穐山:そうですね。今回のスタッフは映画美学校の知り合いがほとんどでした。みんなでアイデアを出しながら、一緒に作っていくことをやってきた人たちなので、そのカルチャーのまま今回も撮影したんです。なので、カメラマンもそうですし、演出部も含めて、脚本段階でスタッフに意見を求めていましたね。


 スタッフは先輩が多かったのですが、歳は私の方が上なんです。その変なデコボコの関係の中でみんなが意見を出し合いながら、美学校チームでワイワイやってました。


Q:中瀬さんは、先日公開された玉田真也監督の『あの日々の話』も撮影を担当されていますよね。


穐山:そうなんです。中瀬さんは本当に面白い人なんですよ。変わった人ですけど(笑)。


Q:玉田監督にインタビューさせて頂いたのですが、『あの日々の話』はフォーカス送りがすごいですねって、その時も中瀬さんの話になりました。今回の撮影ではどうでしたか。


穐山:中瀬さんのカメラワークに助けられましたね。助けられたというか、なんか相性が良かったんです。私は人物に対しては、注意深く引いた目線で見がちなのですが、反対に中瀬さんはどんどん人物に寄り添っていくんです。そのバランスが結構良くて、ちょうどいいポイントに落ち着いたと思っています。




 例えば、那沙と珠希が喧嘩するシーンでは、私の想定では、那沙の顔を見せたくなかったんです。顔を見せないで撮りたいなと思っていたのですが、中瀬さんは絶対見せた方が良いって言う。そこで落ち着いたのが、那沙の顔は見えているけれど、フォーカスせずにボケさせて、奥の珠希にフォーカスする。というショットでした。実際にカメラを置いてもらったら、こっちの方が良いなとなって、その辺のバランスがすごくよかったですね。


Q:中間地点に落ち着くと良いですが、意見が対立してお互い引かない時などはありましたか?


穐山:あー、ありましたね(笑)。ありましたけど、私はそもそもお願いする時点で、覚悟してました(笑)。でも、撮る絵は確かだし自分よりもいいプランをもっている人だなっていう信頼があったんです。だからカット割りなどカメラのことに関しては、中瀬さんの意見はちゃんと聞こうって思っていました。そんな関係もあったので、中瀬さんがそんなに言うのであれば、一度考えてみようって、プランを練り直したりしていましたね。


Q:撮影現場でみんなと一緒になって「ものづくり」に励んでいた監督ですが、映画に出てくる主人公たちも同じく、それぞれ「ものづくり」に励んでいます。
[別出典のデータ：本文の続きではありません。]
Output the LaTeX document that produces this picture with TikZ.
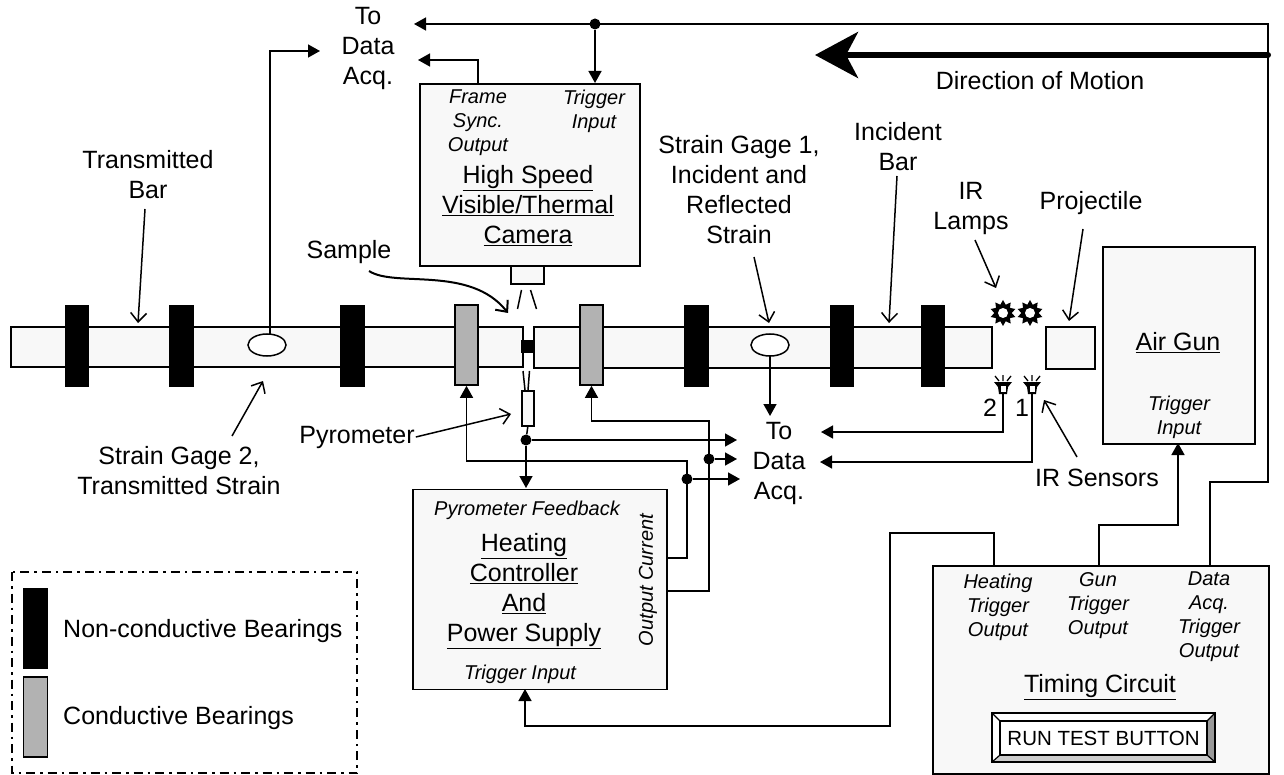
\documentclass[tikz,border=0pt]{standalone}
\usepackage{fontspec}
\setmainfont{Liberation Sans}
\usetikzlibrary{calc, arrows.meta, shapes.geometric}
\definecolor{panelFill}{RGB}{248, 248, 248}
\definecolor{condGray}{RGB}{178, 178, 178}
\definecolor{bevelDark}{RGB}{153, 153, 153}
\definecolor{bevelLight}{RGB}{204, 204, 204}

\tikzset{
  txt/.style={align=center, inner sep=1pt, font=\fontsize{25}{30}\selectfont},
  noteit/.style={align=center, inner sep=1pt, font=\fontsize{20}{24}\selectfont\itshape},
  panel/.style={draw, line width=1.6pt, fill=panelFill, anchor=north west, inner sep=0pt},
  ncbearing/.style={fill=black, minimum width=24.5pt, minimum height=81pt, inner sep=0pt},
  cbearing/.style={draw, line width=1.6pt, fill=condGray, minimum width=23pt, minimum height=80pt, inner sep=0pt},
  wire/.style={line width=1.5pt},
  wirearrow/.style={wire, -{Triangle[length=12pt,width=13pt]}},
  callout/.style={line width=1.5pt, -{Straight Barb[length=9pt,width=16pt]}},
  dot/.style={circle, fill=black, minimum size=11pt, inner sep=0pt},
}

\begin{document}
\begin{tikzpicture}[x=1pt, y=-1pt]
  \useasboundingbox (0,0) rectangle (1284,775);

  % bars
  \node[panel, minimum width=512pt, minimum height=40pt] (transBar) at (10,326) {};
  \node[panel, minimum width=458pt, minimum height=41pt] (incBar) at (533,326) {};
  \node[panel, minimum width=49pt, minimum height=42pt] (projectile) at (1045,326) {};
  \node[fill=black, minimum width=13pt, minimum height=13pt, inner sep=0pt] (sample) at (527,346) {};
  \foreach \bx/\bname in {76.75/ncA, 181.5/ncB, 352.25/ncC, 696.25/ncD, 842/ncE, 933/ncF}
    \node[ncbearing] (\bname) at (\bx,346) {};
  \node[cbearing] (condA) at (466.5,345) {};
  \node[cbearing] (condB) at (591.5,345) {};
  \draw[wire, fill=white] (267,345) ellipse (19 and 11);
  \draw[wire, fill=white] (770,345) ellipse (19 and 11);
  \coordinate (gageA) at (270,334);
  \coordinate (gageB) at (770,356);

  % boxes
  \node[panel, minimum width=220pt, minimum height=182pt] (camera) at (419,83) {};
  \node[panel, minimum width=33pt, minimum height=18pt] (lens) at (510,265) {};
  \node[panel, minimum width=12pt, minimum height=35pt] (pyro) at (521,390) {};
  \node[panel, minimum width=254pt, minimum height=200pt] (heater) at (412,488.5) {};
  \node[panel, minimum width=152pt, minimum height=197pt] (airGun) at (1102,246) {};
  \node[panel, minimum width=336pt, minimum height=208pt] (timing) at (932,565) {};

  % view lines
  \coordinate (viewA) at (521.5,290);
  \coordinate (viewB) at (517.5,309);
  \coordinate (viewC) at (530.5,290);
  \coordinate (viewD) at (536.5,309);
  \coordinate (viewE) at (523,371);
  \coordinate (viewF) at (525,390);
  \coordinate (viewG) at (529.5,371);
  \coordinate (viewH) at (528,390);
  \draw[wire] (viewA) -- (viewB);
  \draw[wire] (viewC) -- (viewD);
  \draw[wire] (viewE) -- (viewF);
  \draw[wire] (viewG) -- (viewH);

  % lamps and sensors
  \foreach \lx/\lname in {1003/lampA, 1030/lampB} {
    \node[star, star points=10, star point ratio=1.5, fill=black, minimum size=26pt, inner sep=0pt] (\lname) at (\lx,313) {};
    \node[circle, fill=white, minimum size=10pt, inner sep=0pt] at (\lname) {};
  }
  \foreach \sx/\sname in {1003/sensorB, 1032/sensorA} {
    \fill (\sx-9,382) -- (\sx+9,382) -- (\sx+5,387) -- (\sx+4,394) -- (\sx-4,394) -- (\sx-5,387) -- cycle;
    \fill[white] (\sx-2.5,386) rectangle (\sx+2.5,391.5);
    \draw[line width=1.3pt] (\sx-8,376) -- (\sx-4,381) (\sx,375) -- (\sx,381) (\sx+8,376) -- (\sx+4,381);
    \coordinate (\sname) at (\sx,394);
  }
  \node[txt] (numTwo) at (990,408) {2};
  \node[txt] (numOne) at (1022,408) {1};

  % data acquisition
  \node[txt] (acqTop) at (368,48) {To\\Data\\Acq.};
  \node[txt] (acqMid) at (779,463) {To\\Data\\Acq.};
  \coordinate (acqTopA) at (320,51);
  \coordinate (acqTopB) at (414,24);
  \coordinate (acqTopC) at (418,60);
  \coordinate (acqMidA) at (821,432);
  \coordinate (acqMidB) at (820,462);
  \coordinate (acqMidC) at (770,416);
  \coordinate (acqMidD) at (737,440);
  \coordinate (acqMidE) at (737,459);
  \coordinate (acqMidF) at (740,479);

  % trigger and signal lines
  \coordinate (camSync) at (478,83);
  \coordinate (camTrig) at (595,83);
  \coordinate (daqOut) at (1210,565);
  \coordinate (daqTurnA) at (1268,482);
  \coordinate (daqTurnB) at (1268,24);
  \coordinate (gunOut) at (1099,565);
  \coordinate (gunIn) at (1178,443);
  \coordinate (gunTurn) at (1178,525);
  \coordinate (heatOut) at (994,565);
  \coordinate (heatTurnA) at (890,533);
  \coordinate (heatTurnB) at (890,726);
  \coordinate (heatIn) at (525,689);
  \coordinate (heatTop) at (526,488);
  \coordinate (heatA) at (666,558);
  \coordinate (heatB) at (666,591);
  \coordinate (turnA) at (687,461);
  \coordinate (turnB) at (709,421);
  \node[dot] (trigDot) at (595,24) {};
  \node[dot] (pyroDot) at (526,440) {};
  \node[dot] (dotA) at (687,479) {};
  \node[dot] (dotB) at (709,459) {};

  \draw[wirearrow] (gageA) |- (acqTopA);
  \draw[wirearrow] (gageB) -- (acqMidC);
  \draw[wirearrow] (camSync) |- (acqTopC);
  \draw[wirearrow] (daqOut) |- (daqTurnA) -- (daqTurnB) -- (acqTopB);
  \draw[wirearrow] (trigDot) -- (camTrig);
  \draw[wirearrow] (gunOut) |- (gunTurn) -- (gunIn);
  \draw[wirearrow] (heatOut) |- (heatTurnA) -- (heatTurnB) -| (heatIn);
  \draw[wirearrow] (sensorB) |- (acqMidA);
  \draw[wirearrow] (sensorA) |- (acqMidB);
  \draw[wire] (pyro.south) -- (pyroDot);
  \draw[wirearrow] (pyroDot) -- (heatTop);
  \draw[wirearrow] (pyroDot) -- (acqMidD);
  \draw[wirearrow] (heatA) -| (turnA) -| (condA.south);
  \draw[wirearrow] (heatB) -| (turnB) -| (condB.south);
  \draw[wirearrow] (dotA) -- (acqMidF);
  \draw[wirearrow] (dotB) -- (acqMidE);

  % motion arrow
  \coordinate (motionA) at (1268,55);
  \coordinate (motionB) at (815,55);
  \draw[line width=6pt, line cap=round, -{Stealth[length=43pt,width=46pt,inset=12pt]}] (motionA) -- (motionB);
  \node[txt] (motionLbl) at (1040,81) {Direction of Motion};

  % callouts
  \node[txt] (transLbl) at (148,175) {Transmitted\\Bar};
  \node[txt] (gageTwoLbl) at (179,471) {Strain Gage 2,\\Transmitted Strain};
  \node[txt] (sampleLbl) at (349,252) {Sample};
  \node[txt] (pyroLbl) at (357,437) {Pyrometer};
  \node[txt] (gageOneLbl) at (739,190) {Strain Gage 1,\\Incident and\\Reflected\\Strain};
  \node[txt] (incLbl) at (898,147) {Incident\\Bar};
  \node[txt] (lampLbl) at (971,208) {IR\\Lamps};
  \node[txt] (projLbl) at (1091,203) {Projectile};
  \node[txt] (sensorLbl) at (1097,478) {IR Sensors};
  \coordinate (fromTrans) at (145,209);
  \coordinate (fromGageTwo) at (232,436);
  \coordinate (fromSample) at (369,271);
  \coordinate (fromGageOne) at (754,257);
  \coordinate (fromInc) at (897,176);
  \coordinate (fromLamp) at (975,240);
  \coordinate (fromProj) at (1083,229);
  \coordinate (fromSensor) at (1077,457);
  \coordinate (tipTrans) at (138,323);
  \coordinate (tipGage) at (263,381);
  \coordinate (tipSample) at (508,313);
  \coordinate (tipPyro) at (511,414);
  \coordinate (tipGageOne) at (769,323);
  \coordinate (tipInc) at (889,323);
  \coordinate (tipLamp) at (996,288);
  \coordinate (tipProj) at (1069,321);
  \coordinate (tipSensor) at (1044,400);
  \draw[callout] (fromTrans) -- (tipTrans);
  \draw[callout] (fromGageTwo) -- (tipGage);
  \draw[callout, line width=2pt] (fromSample) .. controls (395,288) and (470,265) .. (tipSample);
  \draw[callout] (pyroLbl.east) -- (tipPyro);
  \draw[callout] (fromGageOne) -- (tipGageOne);
  \draw[callout] (fromInc) -- (tipInc);
  \draw[callout] (fromLamp) -- (tipLamp);
  \draw[callout] (fromProj) -- (tipProj);
  \draw[callout] (fromSensor) -- (tipSensor);

  % camera text
  \node[noteit] (camFrame) at (478,123) {Frame\\Sync.\\Output};
  \node[noteit] (camInput) at (594,111) {Trigger\\Input};
  \node[txt] (camName) at (528,206) {\underline{High Speed}\\\underline{Visible/Thermal}\\\underline{Camera}};

  % heater text
  \node[noteit] (heatFb) at (527,510) {Pyrometer Feedback};
  \node[txt] (heatName) at (524,591) {\underline{Heating}\\\underline{Controller}\\\underline{And}\\\underline{Power Supply}};
  \node[noteit] (heatInput) at (520,674) {Trigger Input};
  \node[noteit, rotate=90] (heatCur) at (648,580) {Output Current};

  % air gun text
  \node[txt] (gunName) at (1178,343) {\underline{Air Gun}};
  \node[noteit] (gunInput) at (1179,417) {Trigger\\Input};

  % timing text
  \node[noteit] (timeHeat) at (998,607) {Heating\\Trigger\\Output};
  \node[noteit] (timeGun) at (1098,606) {Gun\\Trigger\\Output};
  \node[noteit] (timeDaq) at (1209,617) {Data\\Acq.\\Trigger\\Output};
  \node[txt] (timeName) at (1100,687) {\underline{Timing Circuit}};

  % button
  \fill[bevelLight] (992,713) rectangle (1215,762);
  \fill[white] (992,713) -- (1215,713) -- (1207,721) -- (1000,721) -- (1000,755) -- (992,762) -- cycle;
  \fill[bevelDark] (1215,713) -- (1215,762) -- (1207,755) -- (1207,721) -- cycle;
  \draw[line width=2.2pt] (992,713) rectangle (1215,762);
  \draw[line width=1.2pt] (992,713) -- (1000,721) (1215,713) -- (1207,721) (992,762) -- (1000,755) (1215,762) -- (1207,755);
  \node[draw, line width=2.2pt, fill=white, minimum width=207pt, minimum height=34pt, inner sep=0pt, font=\fontsize{20.5}{24}\selectfont] (runBtn) at (1103.5,738) {RUN TEST BUTTON};

  % legend
  \draw[line width=1.5pt, dash pattern=on 9pt off 5pt on 2.5pt off 5pt] (12,572) rectangle (357,773);
  \node[fill=black, minimum width=25pt, minimum height=81pt, inner sep=0pt] (legendNc) at (35.5,628) {};
  \node[draw, line width=1.5pt, fill=condGray, minimum width=24pt, minimum height=80pt, inner sep=0pt] (legendC) at (35.5,717) {};
  \node[txt, right] (legendNcLbl) at (62,631) {Non-conductive Bearings};
  \node[txt, right] (legendCLbl) at (62,718) {Conductive Bearings};
\end{tikzpicture}
\end{document}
自分自身を投影されたようなところはあったのでしょうか。


穐山:そうですね、映画の後半で、那沙が本当にやりたかったことを実現していくとろなどは、割と素直に自分の思いを投影した感じです。あとまあ、彼女は一回結婚しようと思って失敗している設定にしたんですけど、それはまさに自分のことで(笑)。


Q:そうなんですね。これ、書いても大丈夫でしょうか!?


穐山:全然大丈夫です(笑)。主人公が、結婚っていつかするものだと漠然と思っていたところから、結婚の失敗を経て、人との関係に向き合っていったり、自分の夢に向き合っていくという話にしているのですが、その辺はまさに自分の体験が元になっていますね。